Achtzehn Sektoren fallen in den Geltungsbereich der Richtlinien CER und NIS2, da sie EU-Bürger mit lebenswichtigen Gütern und Diensten versorgen.

Künftig werden nach Schätzungen des Statistischen Bundesamts zehnmal mehr Unternehmen als bisher gesetzlich zur Einhaltung der Vorschriften aus den Richtlinien verpflichtet sein. Bislang sind in Deutschland rund 800 Betreiber kritischer Infrastrukturen (KRITIS) mit etwa doppelt so vielen Anlagen beim Bundesamt für Sicherheit in der Informationstechnik (BSI) registriert, dazu kommen noch etwa zwei- bis dreitausend "Unternehmen im besonderen öffentlichen Interesse" (kurz UBI) vor allem aus dem Chemie- und Rüstungssektor. Diese sind auch bereits reguliert, jedoch nicht in derselben Tiefe und Härte wie die KRITIS. Der Grund für den Aufschrei in vielen Branchen und Verbänden: Nach der Umsetzung von NIS2 und CER in Deutschland erfasst die Regulierung rund 30 000 Einrichtungen.

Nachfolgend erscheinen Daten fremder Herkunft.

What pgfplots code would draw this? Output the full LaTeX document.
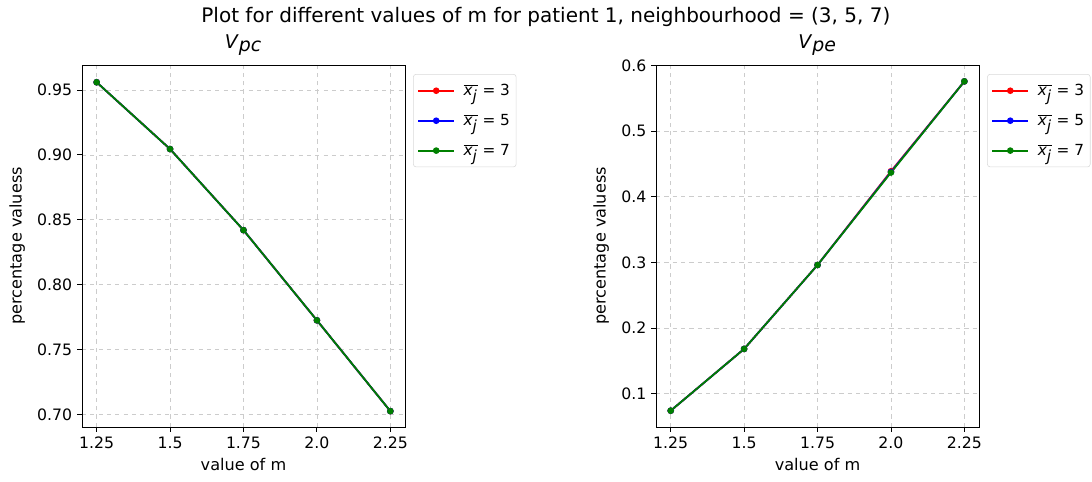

Während bei der Umsetzung des gleichzeitig anstehenden KRITIS-Dachgesetzes neben der Ressortabstimmung bereits die Länder- und Verbändeanhörungen für den zweiten Referentenentwurf abgeschlossen sind, gibt es beim NIS2UmsuCG kaum Fortschritte. Ein erster Referentenentwurf kursierte inoffiziell bereits im Sommer 2023, das federführende Bundesministerium des Innern und für Heimat veröffentlichte jedoch keine offizielle Version. Um wenigstens etwas Transparenz zu schaffen, lud man im Herbst Verbände und Organisationen der Zivilgesellschaft ein, ein Diskussionspapier zu wirtschaftsrelevanten Aspekten des NIS2UmsuCG zu kommentieren.

Über die Ursachen der Verzögerung lässt sich nur spekulieren. Möglich ist, dass die Ressortabstimmung auf erheblichen Widerstand einzelner Bundesministerien gestoßen ist. Im weiteren Verlauf wäre dann eine Anhörung der Länder sowie der Verbände und der Zivilgesellschaft der nächste Schritt – ob und wann es dazu kommen wird, ist derzeit unklar. Der Zeitplan, den Gesetzentwurf durchs Kabinett und das anschließende parlamentarische Verfahren zu bringen, ist mittlerweile äußerst eng – und eine Fristüberschreitung des Startdatums 18. Oktober 2024 nicht mehr unwahrscheinlich.